### TASK OBJECTIVE
Write out the data below exactly as given, without any of its pictures.

### Code that draws figures
----------------------------------------
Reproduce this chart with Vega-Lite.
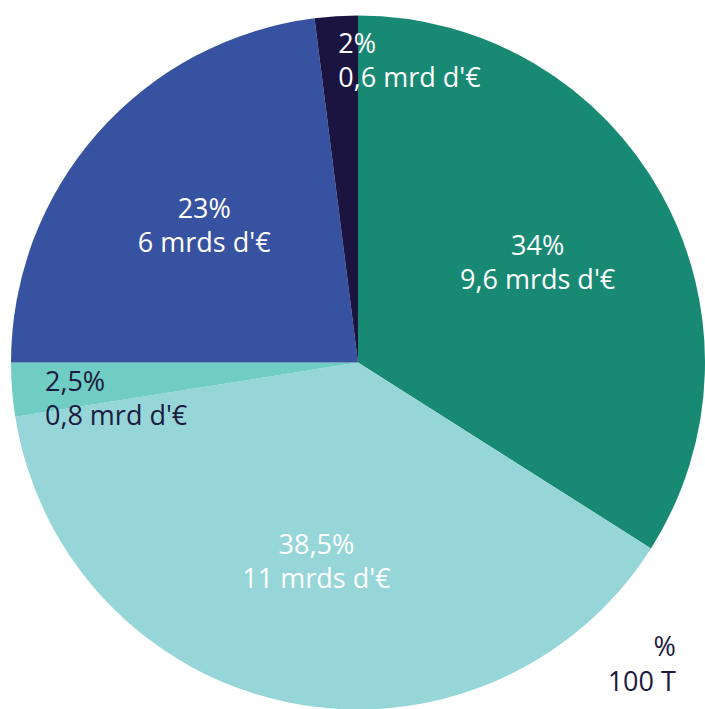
{
  "$schema": "https://vega.github.io/schema/vega-lite/v6.json",
  "autosize": {"type": "none"},
  "width": 694,
  "height": 693,
  "padding": {"left": 11, "top": 16, "right": 0, "bottom": 0},
  "background": "white",
  "view": {"stroke": null},
  "data": {
    "values": [
      {"rank": 1, "segment": "A", "share": 34, "label": "34%\n9,6 mrds d'€"},
      {"rank": 2, "segment": "B", "share": 38.5, "label": "38,5%\n11 mrds d'€"},
      {"rank": 3, "segment": "C", "share": 2.5, "label": "2,5%\n0,8 mrd d'€"},
      {"rank": 4, "segment": "D", "share": 23, "label": "23%\n6 mrds d'€"},
      {"rank": 5, "segment": "E", "share": 2, "label": "2%\n0,6 mrd d'€"}
    ]
  },
  "transform": [
    {"stack": "share", "groupby": [], "sort": [{"field": "rank", "order": "ascending"}], "as": ["s0", "s1"]},
    {"calculate": "(datum.s0 + datum.s1) / 2", "as": "mid"}
  ],
  "layer": [
    {
      "mark": {"type": "arc", "radius": 347, "stroke": null},
      "encoding": {
        "theta": {"field": "s0", "type": "quantitative", "scale": {"domain": [0, 100]}},
        "theta2": {"field": "s1"},
        "color": {
          "field": "segment", "type": "nominal", "legend": null,
          "scale": {"domain": ["A", "B", "C", "D", "E"], "range": ["#188a73", "#96d6d8", "#6fcdc3", "#3752a0", "#1c1440"]}
        }
      }
    },
    {
      "transform": [{"filter": "datum.share >= 20"}],
      "mark": {"type": "text", "radius": 205, "dy": -17, "align": "center", "baseline": "middle", "lineBreak": "\n", "lineHeight": 34, "font": "Open Sans", "fontSize": 27, "fontWeight": 500, "color": "white"},
      "encoding": {
        "theta": {"field": "mid", "type": "quantitative", "scale": {"domain": [0, 100]}},
        "text": {"field": "label"}
      }
    },
    {
      "transform": [{"filter": "datum.share < 20"}],
      "mark": {"type": "text", "radius": 314, "dy": -4, "align": "left", "baseline": "middle", "lineBreak": "\n", "lineHeight": 34, "font": "Open Sans", "fontSize": 27, "fontWeight": 500},
      "encoding": {
        "theta": {"field": "mid", "type": "quantitative", "scale": {"domain": [0, 100]}},
        "text": {"field": "label"},
        "color": {"condition": {"test": "datum.share == 2.5", "value": "#1c1a3f"}, "value": "white"}
      }
    },
    {
      "data": {"values": [{"note": ["%", "100 T"]}]},
      "mark": {"type": "text", "theta": 2.302, "radius": 427, "align": "right", "baseline": "middle", "lineHeight": 35, "font": "Open Sans", "fontSize": 27, "fontWeight": 500, "color": "#1c1a3f"},
      "encoding": {"text": {"field": "note"}}
    }
  ]
}
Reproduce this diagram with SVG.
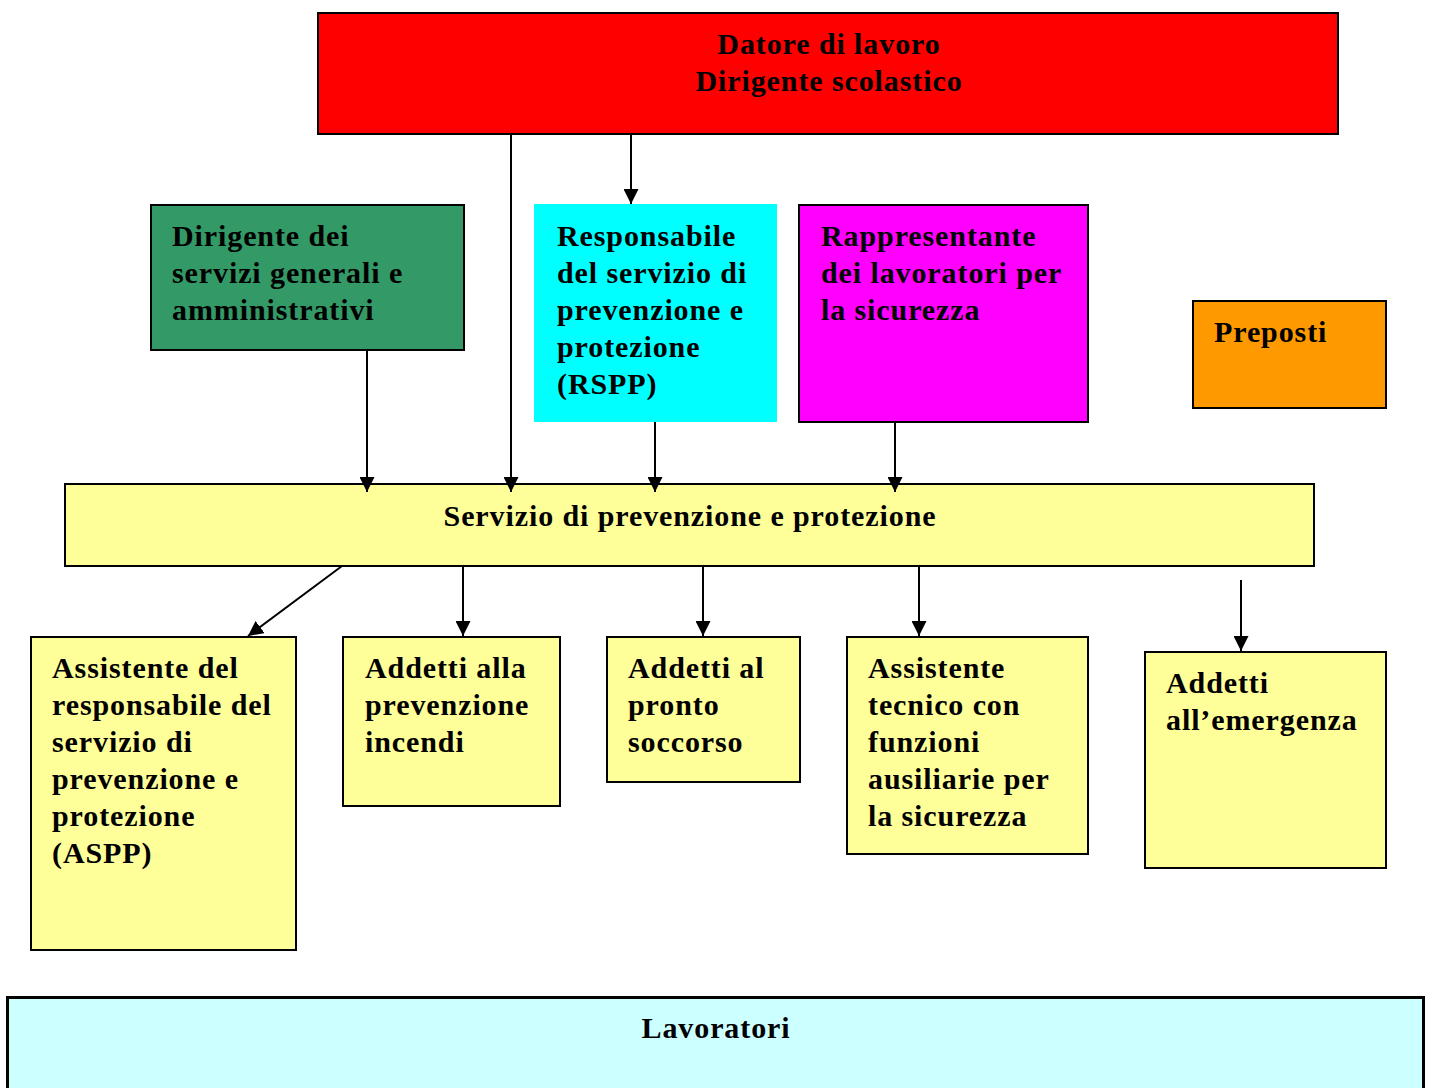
<svg xmlns="http://www.w3.org/2000/svg" width="1429" height="1088" viewBox="0 0 1429 1088">
<defs>
<marker id="ah" markerWidth="15" markerHeight="15" refX="15" refY="7.5" orient="auto" markerUnits="userSpaceOnUse">
<path d="M0,0 L15,7.5 L0,15 Z" fill="#000"/>
</marker>
<style>
.b{stroke:#000;stroke-width:2}
.t{font-family:"Liberation Serif","Times New Roman",serif;font-weight:bold;font-size:30px;letter-spacing:0.9px;fill:#000}
.c{text-anchor:middle}
.l{stroke:#000;stroke-width:2;fill:none;marker-end:url(#ah)}
</style>
</defs>
<rect width="1429" height="1088" fill="#fff"/>
<g id="datore">
<rect class="b" x="318" y="13" width="1020" height="121" fill="#ff0000"/>
<text class="t c" x="829" y="54">Datore di lavoro</text>
<text class="t c" x="829" y="91">Dirigente scolastico</text>
</g>
<g id="dsga">
<rect class="b" x="151" y="205" width="313" height="145" fill="#339966"/>
<text class="t" x="172" y="246">Dirigente dei</text>
<text class="t" x="172" y="283">servizi generali e</text>
<text class="t" x="172" y="320">amministrativi</text>
</g>
<g id="rspp">
<rect x="534" y="204" width="243" height="218" fill="#00ffff"/>
<text class="t" x="557" y="246">Responsabile</text>
<text class="t" x="557" y="283">del servizio di</text>
<text class="t" x="557" y="320">prevenzione e</text>
<text class="t" x="557" y="357">protezione</text>
<text class="t" x="557" y="394">(RSPP)</text>
</g>
<g id="rls">
<rect class="b" x="799" y="205" width="289" height="217" fill="#ff00ff"/>
<text class="t" x="821" y="246">Rappresentante</text>
<text class="t" x="821" y="283">dei lavoratori per</text>
<text class="t" x="821" y="320">la sicurezza</text>
</g>
<g id="preposti">
<rect class="b" x="1193" y="301" width="193" height="107" fill="#ff9900"/>
<text class="t" x="1214" y="342">Preposti</text>
</g>
<g id="spp">
<rect class="b" x="65" y="484" width="1249" height="82" fill="#ffff99"/>
<text class="t c" x="690" y="526">Servizio di prevenzione e protezione</text>
</g>
<g id="aspp">
<rect class="b" x="31" y="637" width="265" height="313" fill="#ffff99"/>
<text class="t" x="52" y="678">Assistente del</text>
<text class="t" x="52" y="715">responsabile del</text>
<text class="t" x="52" y="752">servizio di</text>
<text class="t" x="52" y="789">prevenzione e</text>
<text class="t" x="52" y="826">protezione</text>
<text class="t" x="52" y="863">(ASPP)</text>
</g>
<g id="incendi">
<rect class="b" x="343" y="637" width="217" height="169" fill="#ffff99"/>
<text class="t" x="365" y="678">Addetti alla</text>
<text class="t" x="365" y="715">prevenzione</text>
<text class="t" x="365" y="752">incendi</text>
</g>
<g id="pronto">
<rect class="b" x="607" y="637" width="193" height="145" fill="#ffff99"/>
<text class="t" x="628" y="678">Addetti al</text>
<text class="t" x="628" y="715">pronto</text>
<text class="t" x="628" y="752">soccorso</text>
</g>
<g id="tecnico">
<rect class="b" x="847" y="637" width="241" height="217" fill="#ffff99"/>
<text class="t" x="868" y="678">Assistente</text>
<text class="t" x="868" y="715">tecnico con</text>
<text class="t" x="868" y="752">funzioni</text>
<text class="t" x="868" y="789">ausiliarie per</text>
<text class="t" x="868" y="826">la sicurezza</text>
</g>
<g id="emergenza">
<rect class="b" x="1145" y="652" width="241" height="216" fill="#ffff99"/>
<text class="t" x="1166" y="693">Addetti</text>
<text class="t" x="1166" y="730">all’emergenza</text>
</g>
<g id="lavoratori">
<rect x="7.5" y="997.5" width="1416" height="100" fill="#ccffff" stroke="#000" stroke-width="3"/>
<text class="t c" x="716" y="1038">Lavoratori</text>
</g>
<g id="connectors">
<line class="l" x1="511" y1="134" x2="511" y2="492"/>
<line class="l" x1="631" y1="134" x2="631" y2="204"/>
<line class="l" x1="367" y1="350" x2="367" y2="492"/>
<line class="l" x1="655" y1="422" x2="655" y2="492"/>
<line class="l" x1="895" y1="422" x2="895" y2="492"/>
<line class="l" x1="342" y1="566" x2="248" y2="636"/>
<line class="l" x1="463" y1="566" x2="463" y2="636"/>
<line class="l" x1="703" y1="566" x2="703" y2="636"/>
<line class="l" x1="919" y1="566" x2="919" y2="636"/>
<line class="l" x1="1241" y1="580" x2="1241" y2="651"/>
</g>
</svg>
----------------------------------------
### ANSWER TO THIS TASK
Reproduce this chart with Vega-Lite.
{
  "$schema": "https://vega.github.io/schema/vega-lite/v6.json",
  "autosize": {"type": "none"},
  "width": 694,
  "height": 693,
  "padding": {"left": 11, "top": 16, "right": 0, "bottom": 0},
  "background": "white",
  "view": {"stroke": null},
  "data": {
    "values": [
      {"rank": 1, "segment": "A", "share": 34, "label": "34%\n9,6 mrds d'€"},
      {"rank": 2, "segment": "B", "share": 38.5, "label": "38,5%\n11 mrds d'€"},
      {"rank": 3, "segment": "C", "share": 2.5, "label": "2,5%\n0,8 mrd d'€"},
      {"rank": 4, "segment": "D", "share": 23, "label": "23%\n6 mrds d'€"},
      {"rank": 5, "segment": "E", "share": 2, "label": "2%\n0,6 mrd d'€"}
    ]
  },
  "transform": [
    {"stack": "share", "groupby": [], "sort": [{"field": "rank", "order": "ascending"}], "as": ["s0", "s1"]},
    {"calculate": "(datum.s0 + datum.s1) / 2", "as": "mid"}
  ],
  "layer": [
    {
      "mark": {"type": "arc", "radius": 347, "stroke": null},
      "encoding": {
        "theta": {"field": "s0", "type": "quantitative", "scale": {"domain": [0, 100]}},
        "theta2": {"field": "s1"},
        "color": {
          "field": "segment", "type": "nominal", "legend": null,
          "scale": {"domain": ["A", "B", "C", "D", "E"], "range": ["#188a73", "#96d6d8", "#6fcdc3", "#3752a0", "#1c1440"]}
        }
      }
    },
    {
      "transform": [{"filter": "datum.share >= 20"}],
      "mark": {"type": "text", "radius": 205, "dy": -17, "align": "center", "baseline": "middle", "lineBreak": "\n", "lineHeight": 34, "font": "Open Sans", "fontSize": 27, "fontWeight": 500, "color": "white"},
      "encoding": {
        "theta": {"field": "mid", "type": "quantitative", "scale": {"domain": [0, 100]}},
        "text": {"field": "label"}
      }
    },
    {
      "transform": [{"filter": "datum.share < 20"}],
      "mark": {"type": "text", "radius": 314, "dy": -4, "align": "left", "baseline": "middle", "lineBreak": "\n", "lineHeight": 34, "font": "Open Sans", "fontSize": 27, "fontWeight": 500},
      "encoding": {
        "theta": {"field": "mid", "type": "quantitative", "scale": {"domain": [0, 100]}},
        "text": {"field": "label"},
        "color": {"condition": {"test": "datum.share == 2.5", "value": "#1c1a3f"}, "value": "white"}
      }
    },
    {
      "data": {"values": [{"note": ["%", "100 T"]}]},
      "mark": {"type": "text", "theta": 2.302, "radius": 427, "align": "right", "baseline": "middle", "lineHeight": 35, "font": "Open Sans", "fontSize": 27, "fontWeight": 500, "color": "#1c1a3f"},
      "encoding": {"text": {"field": "note"}}
    }
  ]
}
Reproduce this diagram with SVG.
<svg xmlns="http://www.w3.org/2000/svg" width="1429" height="1088" viewBox="0 0 1429 1088">
<defs>
<marker id="ah" markerWidth="15" markerHeight="15" refX="15" refY="7.5" orient="auto" markerUnits="userSpaceOnUse">
<path d="M0,0 L15,7.5 L0,15 Z" fill="#000"/>
</marker>
<style>
.b{stroke:#000;stroke-width:2}
.t{font-family:"Liberation Serif","Times New Roman",serif;font-weight:bold;font-size:30px;letter-spacing:0.9px;fill:#000}
.c{text-anchor:middle}
.l{stroke:#000;stroke-width:2;fill:none;marker-end:url(#ah)}
</style>
</defs>
<rect width="1429" height="1088" fill="#fff"/>
<g id="datore">
<rect class="b" x="318" y="13" width="1020" height="121" fill="#ff0000"/>
<text class="t c" x="829" y="54">Datore di lavoro</text>
<text class="t c" x="829" y="91">Dirigente scolastico</text>
</g>
<g id="dsga">
<rect class="b" x="151" y="205" width="313" height="145" fill="#339966"/>
<text class="t" x="172" y="246">Dirigente dei</text>
<text class="t" x="172" y="283">servizi generali e</text>
<text class="t" x="172" y="320">amministrativi</text>
</g>
<g id="rspp">
<rect x="534" y="204" width="243" height="218" fill="#00ffff"/>
<text class="t" x="557" y="246">Responsabile</text>
<text class="t" x="557" y="283">del servizio di</text>
<text class="t" x="557" y="320">prevenzione e</text>
<text class="t" x="557" y="357">protezione</text>
<text class="t" x="557" y="394">(RSPP)</text>
</g>
<g id="rls">
<rect class="b" x="799" y="205" width="289" height="217" fill="#ff00ff"/>
<text class="t" x="821" y="246">Rappresentante</text>
<text class="t" x="821" y="283">dei lavoratori per</text>
<text class="t" x="821" y="320">la sicurezza</text>
</g>
<g id="preposti">
<rect class="b" x="1193" y="301" width="193" height="107" fill="#ff9900"/>
<text class="t" x="1214" y="342">Preposti</text>
</g>
<g id="spp">
<rect class="b" x="65" y="484" width="1249" height="82" fill="#ffff99"/>
<text class="t c" x="690" y="526">Servizio di prevenzione e protezione</text>
</g>
<g id="aspp">
<rect class="b" x="31" y="637" width="265" height="313" fill="#ffff99"/>
<text class="t" x="52" y="678">Assistente del</text>
<text class="t" x="52" y="715">responsabile del</text>
<text class="t" x="52" y="752">servizio di</text>
<text class="t" x="52" y="789">prevenzione e</text>
<text class="t" x="52" y="826">protezione</text>
<text class="t" x="52" y="863">(ASPP)</text>
</g>
<g id="incendi">
<rect class="b" x="343" y="637" width="217" height="169" fill="#ffff99"/>
<text class="t" x="365" y="678">Addetti alla</text>
<text class="t" x="365" y="715">prevenzione</text>
<text class="t" x="365" y="752">incendi</text>
</g>
<g id="pronto">
<rect class="b" x="607" y="637" width="193" height="145" fill="#ffff99"/>
<text class="t" x="628" y="678">Addetti al</text>
<text class="t" x="628" y="715">pronto</text>
<text class="t" x="628" y="752">soccorso</text>
</g>
<g id="tecnico">
<rect class="b" x="847" y="637" width="241" height="217" fill="#ffff99"/>
<text class="t" x="868" y="678">Assistente</text>
<text class="t" x="868" y="715">tecnico con</text>
<text class="t" x="868" y="752">funzioni</text>
<text class="t" x="868" y="789">ausiliarie per</text>
<text class="t" x="868" y="826">la sicurezza</text>
</g>
<g id="emergenza">
<rect class="b" x="1145" y="652" width="241" height="216" fill="#ffff99"/>
<text class="t" x="1166" y="693">Addetti</text>
<text class="t" x="1166" y="730">all’emergenza</text>
</g>
<g id="lavoratori">
<rect x="7.5" y="997.5" width="1416" height="100" fill="#ccffff" stroke="#000" stroke-width="3"/>
<text class="t c" x="716" y="1038">Lavoratori</text>
</g>
<g id="connectors">
<line class="l" x1="511" y1="134" x2="511" y2="492"/>
<line class="l" x1="631" y1="134" x2="631" y2="204"/>
<line class="l" x1="367" y1="350" x2="367" y2="492"/>
<line class="l" x1="655" y1="422" x2="655" y2="492"/>
<line class="l" x1="895" y1="422" x2="895" y2="492"/>
<line class="l" x1="342" y1="566" x2="248" y2="636"/>
<line class="l" x1="463" y1="566" x2="463" y2="636"/>
<line class="l" x1="703" y1="566" x2="703" y2="636"/>
<line class="l" x1="919" y1="566" x2="919" y2="636"/>
<line class="l" x1="1241" y1="580" x2="1241" y2="651"/>
</g>
</svg>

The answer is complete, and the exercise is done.